Ridley can’t know what would have happened had no one expressed fears that AIDS might kill hundreds of millions of people, or that urban air pollution might become so bad as to threaten millions of human lives daily (which, oh by the way, it does), or that DDT and other new and untested chemicals introduced into the environment would have unpredictable and deadly effects. He must be criticizing alarmists for some actual negative impact of their impassioned shouting.

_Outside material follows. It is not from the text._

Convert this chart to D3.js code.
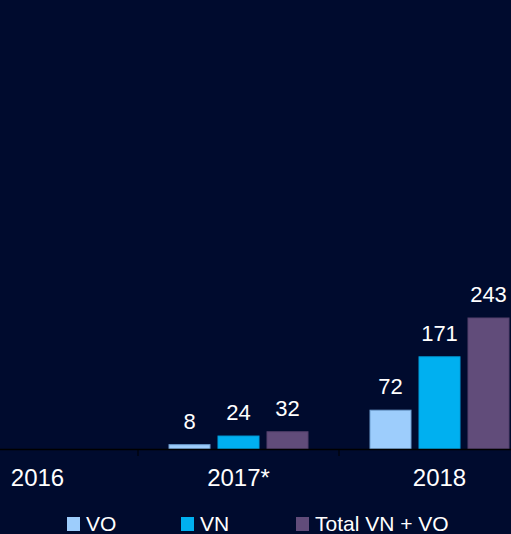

Yet, if there are social, psychological, or political problems with “exaggerations” of potential crises, Ridley generally assumes that we intuitively grasp them already. In the concluding paragraph he finally hints at the problem he thinks “not worrying” would fix, writing: “policy can make the climate crisis worse…” and “We will combat our ecological threats in the future by innovating to meet them as they arise, not through the mass fear stoked by worst-case scenarios.” So alarmist predictions can lead to bad policy. And they might also be making us all afraid.
But as Ridley’s own examples show, doomsday predictions also lead to effective policy (i.e. the Clean Air Act, the EPA, vehicle emissions standards, NIH funding for AIDS research, banning DDT). Should concerns over vague and virtually impossible to measure “mass fear” outweigh legitimate, if loud and exaggerated, arguments for urgent action on potentially calamitous problems in the future. Ridley thinks so. He’d rather we just sit back and wait for “technology” to fix it. I’m not prepared to wait. Nothing he’s shown me would have happened without a lot of loud yelling from environmentalists, some of it by nature alarmist. If we’re making Matt Ridley afraid, that’s only more reason to keep talking.

Great post. Apparently “loud yelling” is only acceptable if it’s something you agree with, which he obviously doesn’t. I’ll take “mass fear,” as long as it’s grounded in sound, scientific evidence, and work from there.